### Your instructions
Go through the listing below and gather every line with the word "that".

### Data provided
+ + +

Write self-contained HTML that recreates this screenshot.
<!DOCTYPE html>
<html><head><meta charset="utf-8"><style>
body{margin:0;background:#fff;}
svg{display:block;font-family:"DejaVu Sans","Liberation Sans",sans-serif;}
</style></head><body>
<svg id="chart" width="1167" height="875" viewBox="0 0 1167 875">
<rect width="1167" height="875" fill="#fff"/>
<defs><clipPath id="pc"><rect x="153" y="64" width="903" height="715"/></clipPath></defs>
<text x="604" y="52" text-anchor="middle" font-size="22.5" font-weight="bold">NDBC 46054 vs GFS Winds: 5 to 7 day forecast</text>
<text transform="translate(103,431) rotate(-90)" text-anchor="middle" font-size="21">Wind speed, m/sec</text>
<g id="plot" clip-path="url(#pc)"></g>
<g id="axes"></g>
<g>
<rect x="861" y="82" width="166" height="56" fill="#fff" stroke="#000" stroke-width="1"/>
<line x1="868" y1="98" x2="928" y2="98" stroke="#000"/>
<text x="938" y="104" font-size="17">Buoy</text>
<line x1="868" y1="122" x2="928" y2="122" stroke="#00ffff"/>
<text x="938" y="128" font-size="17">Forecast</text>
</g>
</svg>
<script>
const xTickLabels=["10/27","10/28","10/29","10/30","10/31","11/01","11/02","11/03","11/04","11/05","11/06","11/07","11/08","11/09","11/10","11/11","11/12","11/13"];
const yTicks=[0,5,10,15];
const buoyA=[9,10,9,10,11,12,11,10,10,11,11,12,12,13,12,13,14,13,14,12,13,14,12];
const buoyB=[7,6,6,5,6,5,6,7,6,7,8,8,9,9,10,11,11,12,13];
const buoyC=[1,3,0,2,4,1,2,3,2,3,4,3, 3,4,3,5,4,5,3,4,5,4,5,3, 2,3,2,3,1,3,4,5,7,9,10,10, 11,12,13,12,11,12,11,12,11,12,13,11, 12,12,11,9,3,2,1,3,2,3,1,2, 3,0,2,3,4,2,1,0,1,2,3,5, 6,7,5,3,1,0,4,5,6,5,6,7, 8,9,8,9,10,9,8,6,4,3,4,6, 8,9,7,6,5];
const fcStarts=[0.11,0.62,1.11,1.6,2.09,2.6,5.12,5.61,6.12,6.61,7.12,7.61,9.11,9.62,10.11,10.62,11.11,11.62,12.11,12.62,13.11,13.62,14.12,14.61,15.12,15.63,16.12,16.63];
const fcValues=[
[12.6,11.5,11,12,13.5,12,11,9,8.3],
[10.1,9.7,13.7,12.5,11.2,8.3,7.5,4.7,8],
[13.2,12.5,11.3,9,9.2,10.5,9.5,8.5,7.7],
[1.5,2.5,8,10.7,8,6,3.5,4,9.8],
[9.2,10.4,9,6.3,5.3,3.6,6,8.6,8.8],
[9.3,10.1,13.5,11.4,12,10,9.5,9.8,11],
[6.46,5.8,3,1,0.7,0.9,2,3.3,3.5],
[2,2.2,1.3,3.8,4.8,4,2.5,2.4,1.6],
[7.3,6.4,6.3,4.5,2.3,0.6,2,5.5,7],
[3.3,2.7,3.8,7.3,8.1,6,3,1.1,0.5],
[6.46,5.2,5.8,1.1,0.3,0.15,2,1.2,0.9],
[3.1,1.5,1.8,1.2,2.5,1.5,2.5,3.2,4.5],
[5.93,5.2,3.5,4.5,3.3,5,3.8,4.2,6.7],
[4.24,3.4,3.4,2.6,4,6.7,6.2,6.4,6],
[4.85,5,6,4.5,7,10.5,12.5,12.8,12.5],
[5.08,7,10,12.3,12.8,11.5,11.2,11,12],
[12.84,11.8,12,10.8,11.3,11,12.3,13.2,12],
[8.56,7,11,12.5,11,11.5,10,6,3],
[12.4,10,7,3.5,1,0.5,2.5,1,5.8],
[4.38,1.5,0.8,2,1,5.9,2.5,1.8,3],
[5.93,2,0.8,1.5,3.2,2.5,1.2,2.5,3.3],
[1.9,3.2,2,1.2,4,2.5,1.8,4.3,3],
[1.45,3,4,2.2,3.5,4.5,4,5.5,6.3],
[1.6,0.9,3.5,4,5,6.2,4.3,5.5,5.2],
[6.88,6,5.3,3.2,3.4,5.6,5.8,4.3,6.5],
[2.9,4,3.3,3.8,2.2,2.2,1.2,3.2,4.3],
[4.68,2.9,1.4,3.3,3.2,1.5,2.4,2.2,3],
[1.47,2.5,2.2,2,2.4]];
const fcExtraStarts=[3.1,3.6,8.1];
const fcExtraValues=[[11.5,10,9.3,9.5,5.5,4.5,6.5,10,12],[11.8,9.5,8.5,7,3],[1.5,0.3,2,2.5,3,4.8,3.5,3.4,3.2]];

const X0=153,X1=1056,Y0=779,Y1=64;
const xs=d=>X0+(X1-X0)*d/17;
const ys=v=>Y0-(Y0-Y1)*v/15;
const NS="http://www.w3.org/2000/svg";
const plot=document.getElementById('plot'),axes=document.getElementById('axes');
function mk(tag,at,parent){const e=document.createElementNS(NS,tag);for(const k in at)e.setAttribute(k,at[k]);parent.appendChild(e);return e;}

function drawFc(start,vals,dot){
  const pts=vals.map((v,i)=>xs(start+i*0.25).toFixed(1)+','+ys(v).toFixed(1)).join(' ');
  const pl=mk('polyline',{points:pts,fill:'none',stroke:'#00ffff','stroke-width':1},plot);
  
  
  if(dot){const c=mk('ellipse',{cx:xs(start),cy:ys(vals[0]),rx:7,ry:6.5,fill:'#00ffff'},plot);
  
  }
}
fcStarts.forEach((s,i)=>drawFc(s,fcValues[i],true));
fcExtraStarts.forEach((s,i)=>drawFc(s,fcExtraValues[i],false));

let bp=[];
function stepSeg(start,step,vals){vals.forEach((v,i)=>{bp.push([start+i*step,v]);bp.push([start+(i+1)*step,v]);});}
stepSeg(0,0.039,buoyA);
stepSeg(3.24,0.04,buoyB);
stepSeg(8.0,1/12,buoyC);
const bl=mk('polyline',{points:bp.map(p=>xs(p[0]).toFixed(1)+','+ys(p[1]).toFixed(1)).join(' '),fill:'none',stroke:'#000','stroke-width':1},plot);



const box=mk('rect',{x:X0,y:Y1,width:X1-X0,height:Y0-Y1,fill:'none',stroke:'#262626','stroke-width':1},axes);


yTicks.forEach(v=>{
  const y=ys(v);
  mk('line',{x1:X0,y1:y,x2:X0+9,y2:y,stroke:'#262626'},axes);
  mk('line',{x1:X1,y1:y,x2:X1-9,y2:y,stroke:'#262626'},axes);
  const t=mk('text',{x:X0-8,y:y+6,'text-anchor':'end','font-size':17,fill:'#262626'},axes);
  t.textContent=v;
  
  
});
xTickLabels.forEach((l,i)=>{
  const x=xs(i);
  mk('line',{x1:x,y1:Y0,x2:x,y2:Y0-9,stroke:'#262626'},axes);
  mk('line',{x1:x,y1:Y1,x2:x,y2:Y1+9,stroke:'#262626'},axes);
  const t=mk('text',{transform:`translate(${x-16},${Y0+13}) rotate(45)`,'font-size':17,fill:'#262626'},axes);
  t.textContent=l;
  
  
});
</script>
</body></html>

+ + +

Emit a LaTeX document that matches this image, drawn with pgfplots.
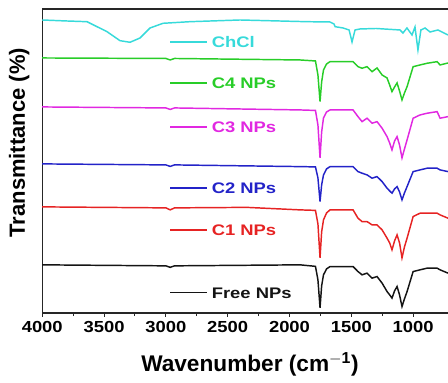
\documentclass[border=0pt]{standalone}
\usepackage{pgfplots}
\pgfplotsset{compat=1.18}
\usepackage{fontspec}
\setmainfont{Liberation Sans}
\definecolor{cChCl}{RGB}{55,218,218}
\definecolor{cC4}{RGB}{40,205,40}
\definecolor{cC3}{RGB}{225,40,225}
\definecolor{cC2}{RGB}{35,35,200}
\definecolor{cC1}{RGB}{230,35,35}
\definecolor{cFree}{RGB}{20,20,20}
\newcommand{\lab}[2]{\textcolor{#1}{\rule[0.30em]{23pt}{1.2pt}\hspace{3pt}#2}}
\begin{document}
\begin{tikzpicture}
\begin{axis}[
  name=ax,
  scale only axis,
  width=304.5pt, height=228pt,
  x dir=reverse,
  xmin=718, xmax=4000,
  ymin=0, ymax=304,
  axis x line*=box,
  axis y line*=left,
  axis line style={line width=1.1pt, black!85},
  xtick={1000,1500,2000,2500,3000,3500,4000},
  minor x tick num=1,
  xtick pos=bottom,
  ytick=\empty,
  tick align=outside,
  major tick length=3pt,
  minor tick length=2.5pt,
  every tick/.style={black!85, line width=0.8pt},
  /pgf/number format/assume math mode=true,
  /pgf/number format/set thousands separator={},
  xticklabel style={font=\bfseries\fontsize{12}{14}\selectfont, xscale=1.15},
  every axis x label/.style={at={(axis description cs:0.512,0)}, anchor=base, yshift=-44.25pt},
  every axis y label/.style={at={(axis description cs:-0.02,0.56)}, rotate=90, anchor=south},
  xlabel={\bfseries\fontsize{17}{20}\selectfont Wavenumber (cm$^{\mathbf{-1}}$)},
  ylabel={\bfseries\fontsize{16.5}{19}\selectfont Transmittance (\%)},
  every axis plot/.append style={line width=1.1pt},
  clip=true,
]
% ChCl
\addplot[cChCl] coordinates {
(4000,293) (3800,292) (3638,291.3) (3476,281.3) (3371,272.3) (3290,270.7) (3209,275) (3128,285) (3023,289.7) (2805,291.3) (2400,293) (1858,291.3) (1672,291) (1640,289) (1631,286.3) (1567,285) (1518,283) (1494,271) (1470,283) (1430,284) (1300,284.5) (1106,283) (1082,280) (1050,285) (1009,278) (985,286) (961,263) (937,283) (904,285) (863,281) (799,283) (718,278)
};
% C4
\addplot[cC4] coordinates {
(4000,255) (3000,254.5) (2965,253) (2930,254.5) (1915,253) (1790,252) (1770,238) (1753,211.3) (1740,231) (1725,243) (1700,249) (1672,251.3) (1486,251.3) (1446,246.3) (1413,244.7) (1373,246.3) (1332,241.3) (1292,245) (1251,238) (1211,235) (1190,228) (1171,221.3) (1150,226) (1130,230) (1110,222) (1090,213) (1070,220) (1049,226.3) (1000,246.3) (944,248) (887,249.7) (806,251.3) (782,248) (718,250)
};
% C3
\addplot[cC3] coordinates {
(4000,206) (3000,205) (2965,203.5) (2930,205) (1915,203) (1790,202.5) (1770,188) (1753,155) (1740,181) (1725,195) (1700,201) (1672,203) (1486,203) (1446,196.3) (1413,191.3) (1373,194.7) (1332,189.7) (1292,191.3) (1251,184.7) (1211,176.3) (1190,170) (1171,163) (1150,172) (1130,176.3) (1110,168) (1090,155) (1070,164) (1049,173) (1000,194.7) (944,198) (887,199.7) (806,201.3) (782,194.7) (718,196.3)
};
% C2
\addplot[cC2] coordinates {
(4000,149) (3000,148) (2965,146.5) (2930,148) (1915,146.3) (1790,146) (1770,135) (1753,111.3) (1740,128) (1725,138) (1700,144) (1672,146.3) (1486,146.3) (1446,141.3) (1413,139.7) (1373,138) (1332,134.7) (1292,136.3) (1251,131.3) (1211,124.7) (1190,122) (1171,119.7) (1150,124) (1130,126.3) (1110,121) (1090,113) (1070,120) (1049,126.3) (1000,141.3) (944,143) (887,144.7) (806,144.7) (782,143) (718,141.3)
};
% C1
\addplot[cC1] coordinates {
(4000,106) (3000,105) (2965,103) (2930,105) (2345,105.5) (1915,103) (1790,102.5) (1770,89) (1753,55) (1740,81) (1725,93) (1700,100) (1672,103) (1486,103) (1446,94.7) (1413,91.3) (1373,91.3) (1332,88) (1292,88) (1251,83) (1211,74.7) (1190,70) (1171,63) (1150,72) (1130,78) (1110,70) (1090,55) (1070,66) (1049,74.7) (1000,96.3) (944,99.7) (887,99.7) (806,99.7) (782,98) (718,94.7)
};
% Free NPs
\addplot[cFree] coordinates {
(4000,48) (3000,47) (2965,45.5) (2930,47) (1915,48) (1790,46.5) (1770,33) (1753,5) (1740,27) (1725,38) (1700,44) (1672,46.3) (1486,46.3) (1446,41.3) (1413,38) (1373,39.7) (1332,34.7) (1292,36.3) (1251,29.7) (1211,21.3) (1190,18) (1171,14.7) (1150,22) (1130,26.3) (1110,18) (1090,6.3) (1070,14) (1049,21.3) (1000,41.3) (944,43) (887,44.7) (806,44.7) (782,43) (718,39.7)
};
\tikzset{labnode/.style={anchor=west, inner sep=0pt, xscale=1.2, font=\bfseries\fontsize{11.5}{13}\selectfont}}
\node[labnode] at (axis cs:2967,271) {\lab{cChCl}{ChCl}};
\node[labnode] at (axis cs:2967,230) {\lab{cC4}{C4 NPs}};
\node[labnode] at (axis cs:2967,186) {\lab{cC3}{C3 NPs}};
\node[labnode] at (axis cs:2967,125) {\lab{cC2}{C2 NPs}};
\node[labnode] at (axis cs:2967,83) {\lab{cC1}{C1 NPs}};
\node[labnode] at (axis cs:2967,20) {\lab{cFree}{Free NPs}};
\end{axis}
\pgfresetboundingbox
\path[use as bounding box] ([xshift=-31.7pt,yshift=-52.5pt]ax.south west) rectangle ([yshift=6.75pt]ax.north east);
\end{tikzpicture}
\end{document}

+ + +

### Result of this exercise
Write self-contained HTML that recreates this screenshot.
Emit a LaTeX document that matches this image, drawn with pgfplots.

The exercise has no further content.